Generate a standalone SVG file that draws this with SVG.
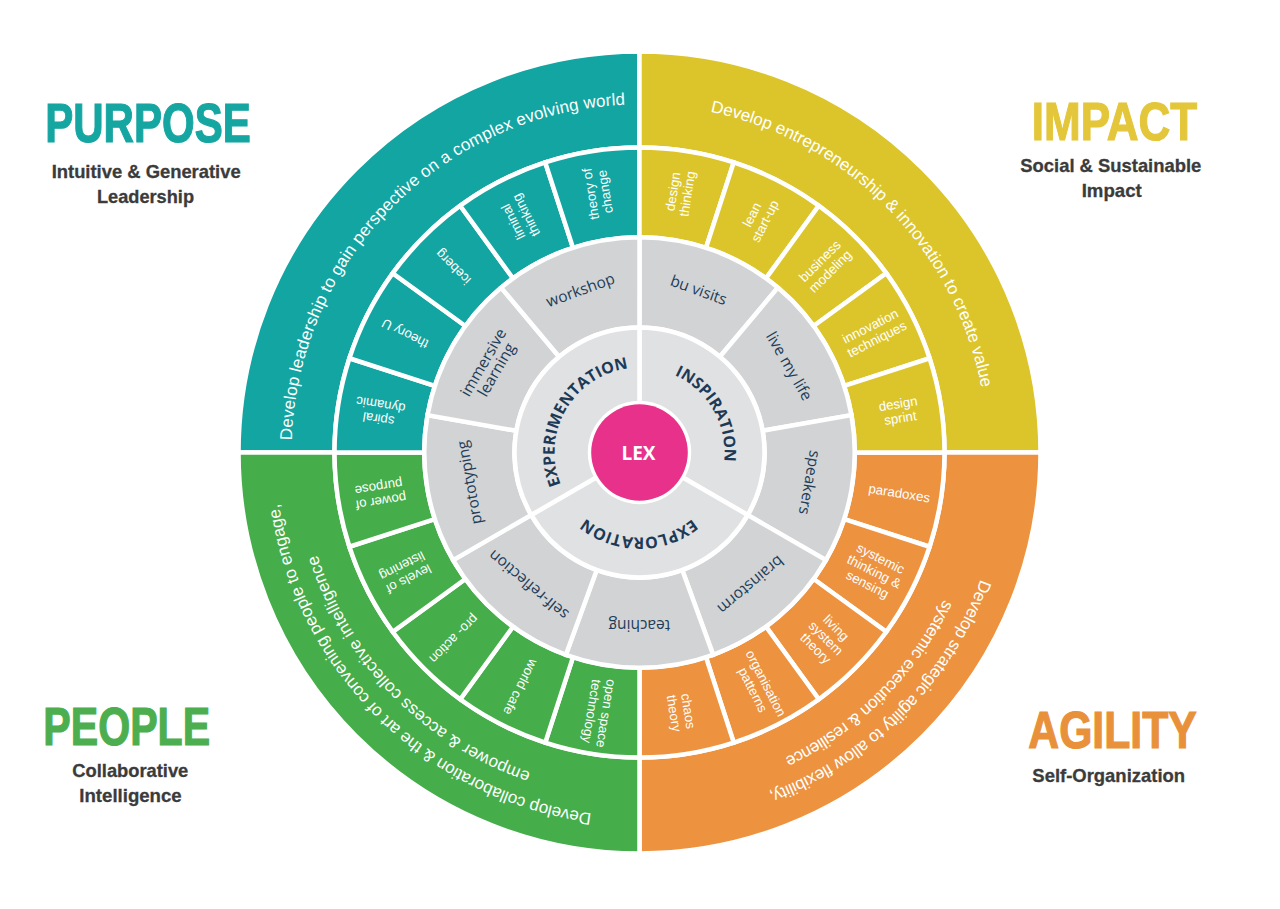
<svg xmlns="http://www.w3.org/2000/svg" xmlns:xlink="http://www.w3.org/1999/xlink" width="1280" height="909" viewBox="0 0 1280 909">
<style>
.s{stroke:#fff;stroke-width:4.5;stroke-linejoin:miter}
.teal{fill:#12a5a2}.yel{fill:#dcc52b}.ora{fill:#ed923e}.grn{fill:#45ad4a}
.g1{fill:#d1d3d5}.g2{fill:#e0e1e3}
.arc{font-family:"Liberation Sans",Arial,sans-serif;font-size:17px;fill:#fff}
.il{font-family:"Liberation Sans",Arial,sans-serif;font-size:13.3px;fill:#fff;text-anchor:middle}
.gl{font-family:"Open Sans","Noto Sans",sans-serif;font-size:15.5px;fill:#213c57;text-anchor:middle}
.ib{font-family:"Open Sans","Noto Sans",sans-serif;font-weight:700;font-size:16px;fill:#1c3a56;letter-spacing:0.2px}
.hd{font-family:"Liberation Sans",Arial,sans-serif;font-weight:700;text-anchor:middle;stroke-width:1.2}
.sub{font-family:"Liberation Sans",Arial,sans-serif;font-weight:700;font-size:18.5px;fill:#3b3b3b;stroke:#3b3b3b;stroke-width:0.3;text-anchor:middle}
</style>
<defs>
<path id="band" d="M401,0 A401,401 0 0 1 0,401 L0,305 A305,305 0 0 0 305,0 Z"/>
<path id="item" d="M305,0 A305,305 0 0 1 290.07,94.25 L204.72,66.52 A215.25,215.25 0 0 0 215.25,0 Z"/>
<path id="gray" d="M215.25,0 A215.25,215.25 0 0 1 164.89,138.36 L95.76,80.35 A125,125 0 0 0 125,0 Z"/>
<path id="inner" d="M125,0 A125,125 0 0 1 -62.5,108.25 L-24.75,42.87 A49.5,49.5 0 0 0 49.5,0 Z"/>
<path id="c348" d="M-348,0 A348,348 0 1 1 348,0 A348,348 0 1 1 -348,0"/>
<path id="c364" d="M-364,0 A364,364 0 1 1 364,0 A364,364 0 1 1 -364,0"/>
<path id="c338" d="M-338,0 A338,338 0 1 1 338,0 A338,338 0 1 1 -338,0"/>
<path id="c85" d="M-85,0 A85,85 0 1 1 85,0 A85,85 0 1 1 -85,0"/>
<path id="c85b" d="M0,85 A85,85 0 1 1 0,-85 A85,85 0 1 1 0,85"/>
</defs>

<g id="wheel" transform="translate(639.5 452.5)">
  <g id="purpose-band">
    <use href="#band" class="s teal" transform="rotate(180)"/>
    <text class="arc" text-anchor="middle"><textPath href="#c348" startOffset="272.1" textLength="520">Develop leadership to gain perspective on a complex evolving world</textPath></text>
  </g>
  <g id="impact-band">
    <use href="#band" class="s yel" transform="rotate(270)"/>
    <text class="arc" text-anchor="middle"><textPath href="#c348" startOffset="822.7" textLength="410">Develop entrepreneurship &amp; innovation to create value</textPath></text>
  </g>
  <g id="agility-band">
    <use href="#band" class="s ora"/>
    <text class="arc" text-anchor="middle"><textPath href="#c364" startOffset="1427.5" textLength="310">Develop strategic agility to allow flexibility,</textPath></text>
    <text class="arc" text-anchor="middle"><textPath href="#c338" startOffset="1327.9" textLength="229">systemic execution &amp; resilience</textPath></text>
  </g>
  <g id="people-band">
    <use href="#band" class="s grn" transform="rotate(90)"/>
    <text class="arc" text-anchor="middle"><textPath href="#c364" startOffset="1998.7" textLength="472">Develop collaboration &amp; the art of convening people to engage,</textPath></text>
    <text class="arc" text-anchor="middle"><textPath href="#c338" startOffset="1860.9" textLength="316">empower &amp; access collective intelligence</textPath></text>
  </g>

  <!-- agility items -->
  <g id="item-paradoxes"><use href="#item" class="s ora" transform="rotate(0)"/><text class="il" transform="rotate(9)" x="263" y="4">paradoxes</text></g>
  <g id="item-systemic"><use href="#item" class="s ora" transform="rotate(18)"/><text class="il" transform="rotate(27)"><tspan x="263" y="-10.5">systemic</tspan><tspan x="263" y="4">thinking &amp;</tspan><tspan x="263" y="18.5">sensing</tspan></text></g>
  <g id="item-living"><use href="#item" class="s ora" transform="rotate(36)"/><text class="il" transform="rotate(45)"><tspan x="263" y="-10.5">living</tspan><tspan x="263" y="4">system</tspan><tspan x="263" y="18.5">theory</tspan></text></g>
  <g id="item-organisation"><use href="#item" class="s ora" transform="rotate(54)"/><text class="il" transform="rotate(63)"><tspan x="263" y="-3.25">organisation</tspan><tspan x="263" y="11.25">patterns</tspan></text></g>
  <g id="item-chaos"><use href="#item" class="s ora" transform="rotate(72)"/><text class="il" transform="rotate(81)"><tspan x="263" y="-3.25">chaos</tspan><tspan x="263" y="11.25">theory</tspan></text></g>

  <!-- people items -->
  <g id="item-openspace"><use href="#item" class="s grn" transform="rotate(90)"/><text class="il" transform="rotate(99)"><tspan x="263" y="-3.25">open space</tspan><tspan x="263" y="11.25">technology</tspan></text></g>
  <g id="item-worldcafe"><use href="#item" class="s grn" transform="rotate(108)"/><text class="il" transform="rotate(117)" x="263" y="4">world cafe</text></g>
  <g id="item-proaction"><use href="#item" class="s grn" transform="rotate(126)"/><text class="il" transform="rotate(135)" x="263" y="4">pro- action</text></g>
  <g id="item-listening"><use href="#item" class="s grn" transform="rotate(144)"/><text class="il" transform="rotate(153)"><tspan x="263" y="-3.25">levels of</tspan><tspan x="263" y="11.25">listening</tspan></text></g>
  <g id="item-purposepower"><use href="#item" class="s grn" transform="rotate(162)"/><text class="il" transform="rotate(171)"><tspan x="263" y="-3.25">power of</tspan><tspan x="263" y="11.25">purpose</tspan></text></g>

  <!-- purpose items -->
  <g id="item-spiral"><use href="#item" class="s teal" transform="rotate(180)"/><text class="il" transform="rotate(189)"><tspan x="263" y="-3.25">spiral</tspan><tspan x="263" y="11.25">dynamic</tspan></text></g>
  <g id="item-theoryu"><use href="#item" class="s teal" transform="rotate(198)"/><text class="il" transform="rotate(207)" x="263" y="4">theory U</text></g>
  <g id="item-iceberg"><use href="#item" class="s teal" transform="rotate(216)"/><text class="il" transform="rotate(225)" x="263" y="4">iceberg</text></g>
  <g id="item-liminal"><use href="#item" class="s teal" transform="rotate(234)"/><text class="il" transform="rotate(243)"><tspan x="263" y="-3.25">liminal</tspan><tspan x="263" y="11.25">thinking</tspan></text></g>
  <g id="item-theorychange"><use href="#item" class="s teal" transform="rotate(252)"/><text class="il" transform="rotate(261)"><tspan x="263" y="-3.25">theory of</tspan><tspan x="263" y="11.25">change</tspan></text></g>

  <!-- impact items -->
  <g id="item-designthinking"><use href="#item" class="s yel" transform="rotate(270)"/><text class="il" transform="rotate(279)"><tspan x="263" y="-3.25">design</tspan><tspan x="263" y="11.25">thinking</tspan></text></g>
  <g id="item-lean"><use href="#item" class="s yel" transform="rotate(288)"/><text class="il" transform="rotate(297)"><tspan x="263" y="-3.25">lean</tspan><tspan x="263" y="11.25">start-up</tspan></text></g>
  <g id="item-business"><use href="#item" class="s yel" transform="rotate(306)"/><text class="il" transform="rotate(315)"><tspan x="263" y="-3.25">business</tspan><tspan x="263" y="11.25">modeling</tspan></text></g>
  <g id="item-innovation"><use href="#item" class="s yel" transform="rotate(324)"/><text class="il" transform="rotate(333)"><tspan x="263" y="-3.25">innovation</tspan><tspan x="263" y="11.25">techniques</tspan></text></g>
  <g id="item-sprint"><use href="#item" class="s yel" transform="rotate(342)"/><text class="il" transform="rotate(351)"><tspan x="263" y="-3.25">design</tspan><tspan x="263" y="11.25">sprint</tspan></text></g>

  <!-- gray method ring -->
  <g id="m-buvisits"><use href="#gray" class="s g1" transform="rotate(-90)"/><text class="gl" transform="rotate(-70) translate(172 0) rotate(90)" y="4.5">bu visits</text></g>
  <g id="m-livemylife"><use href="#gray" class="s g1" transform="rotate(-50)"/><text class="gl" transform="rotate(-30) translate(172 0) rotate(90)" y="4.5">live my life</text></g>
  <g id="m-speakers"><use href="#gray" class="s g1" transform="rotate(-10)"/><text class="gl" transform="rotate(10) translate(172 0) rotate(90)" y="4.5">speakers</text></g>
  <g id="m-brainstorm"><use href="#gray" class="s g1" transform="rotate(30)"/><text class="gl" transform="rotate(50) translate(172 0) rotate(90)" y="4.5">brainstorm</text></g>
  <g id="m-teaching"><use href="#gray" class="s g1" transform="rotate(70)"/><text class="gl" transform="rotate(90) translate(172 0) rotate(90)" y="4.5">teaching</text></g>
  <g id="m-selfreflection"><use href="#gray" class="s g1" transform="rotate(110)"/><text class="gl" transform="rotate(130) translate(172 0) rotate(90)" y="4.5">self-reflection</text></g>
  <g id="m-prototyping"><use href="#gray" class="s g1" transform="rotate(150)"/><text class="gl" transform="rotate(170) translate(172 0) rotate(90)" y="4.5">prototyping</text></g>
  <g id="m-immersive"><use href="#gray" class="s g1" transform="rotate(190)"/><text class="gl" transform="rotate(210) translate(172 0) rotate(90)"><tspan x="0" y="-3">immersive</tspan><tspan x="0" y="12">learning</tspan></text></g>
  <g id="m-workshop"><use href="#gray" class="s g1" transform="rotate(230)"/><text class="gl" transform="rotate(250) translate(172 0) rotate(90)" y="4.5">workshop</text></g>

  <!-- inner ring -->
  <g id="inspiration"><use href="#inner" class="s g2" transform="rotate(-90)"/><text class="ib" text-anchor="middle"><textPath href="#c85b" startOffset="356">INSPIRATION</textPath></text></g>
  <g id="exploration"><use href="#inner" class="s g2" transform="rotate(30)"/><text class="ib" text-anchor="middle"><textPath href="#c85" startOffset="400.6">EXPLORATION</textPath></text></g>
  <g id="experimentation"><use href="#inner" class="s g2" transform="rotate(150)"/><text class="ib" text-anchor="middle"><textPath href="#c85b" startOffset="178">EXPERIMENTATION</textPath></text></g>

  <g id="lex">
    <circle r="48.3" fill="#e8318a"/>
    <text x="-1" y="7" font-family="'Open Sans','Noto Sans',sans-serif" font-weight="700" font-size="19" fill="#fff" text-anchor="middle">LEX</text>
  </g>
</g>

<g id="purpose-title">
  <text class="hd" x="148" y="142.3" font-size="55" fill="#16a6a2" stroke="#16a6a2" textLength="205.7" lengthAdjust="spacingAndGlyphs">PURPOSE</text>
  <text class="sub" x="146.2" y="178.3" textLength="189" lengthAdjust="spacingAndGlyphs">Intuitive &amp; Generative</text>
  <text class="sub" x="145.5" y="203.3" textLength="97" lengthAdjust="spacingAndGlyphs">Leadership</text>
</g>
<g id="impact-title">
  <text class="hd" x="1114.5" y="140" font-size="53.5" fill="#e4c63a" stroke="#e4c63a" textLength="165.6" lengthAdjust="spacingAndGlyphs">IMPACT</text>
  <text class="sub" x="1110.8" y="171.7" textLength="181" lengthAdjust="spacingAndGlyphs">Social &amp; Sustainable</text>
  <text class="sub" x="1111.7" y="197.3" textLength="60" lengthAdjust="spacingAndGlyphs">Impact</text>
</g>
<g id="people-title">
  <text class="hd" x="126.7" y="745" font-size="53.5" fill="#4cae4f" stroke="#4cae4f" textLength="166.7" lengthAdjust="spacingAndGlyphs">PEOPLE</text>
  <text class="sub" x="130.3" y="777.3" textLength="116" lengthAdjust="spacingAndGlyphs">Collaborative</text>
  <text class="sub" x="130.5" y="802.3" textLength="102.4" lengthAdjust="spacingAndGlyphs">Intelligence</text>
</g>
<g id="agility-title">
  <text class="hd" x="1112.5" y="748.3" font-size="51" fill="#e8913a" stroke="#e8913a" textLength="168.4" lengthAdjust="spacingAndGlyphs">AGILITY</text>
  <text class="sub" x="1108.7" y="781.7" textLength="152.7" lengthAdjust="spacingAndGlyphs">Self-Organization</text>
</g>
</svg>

==

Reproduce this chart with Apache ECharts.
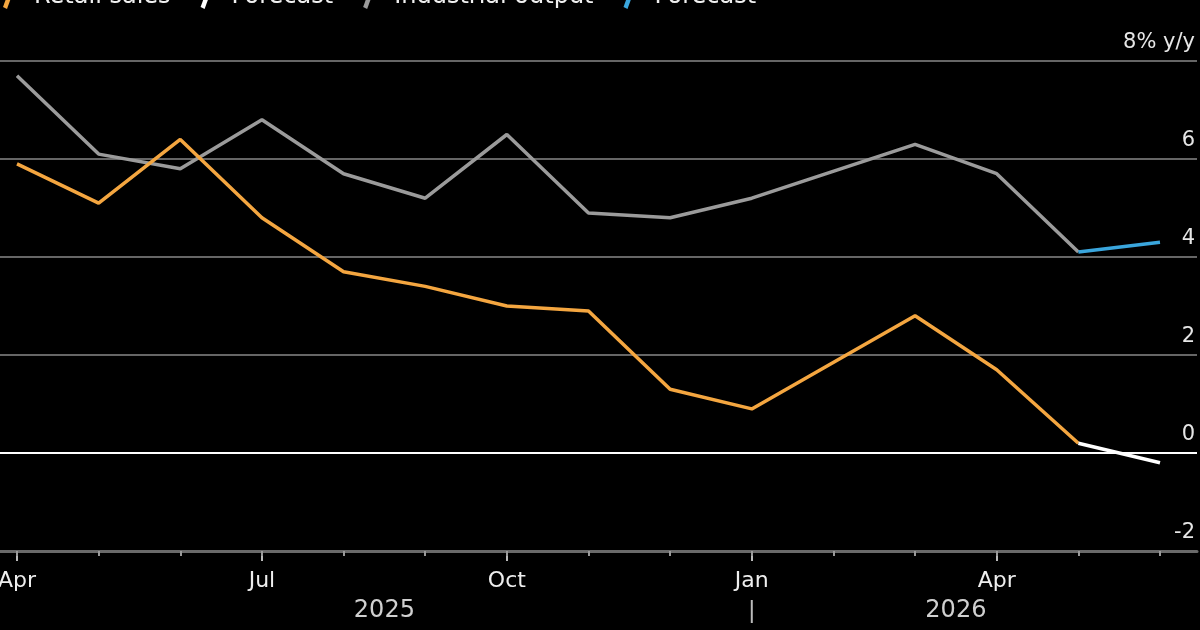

▶ Task prompt
Look over the listing above. Pick out and copy every line that includes "this".

▶ Final answer
Generate a standalone SVG file that draws this with SVG.
Reproduce this chart with Apache ECharts.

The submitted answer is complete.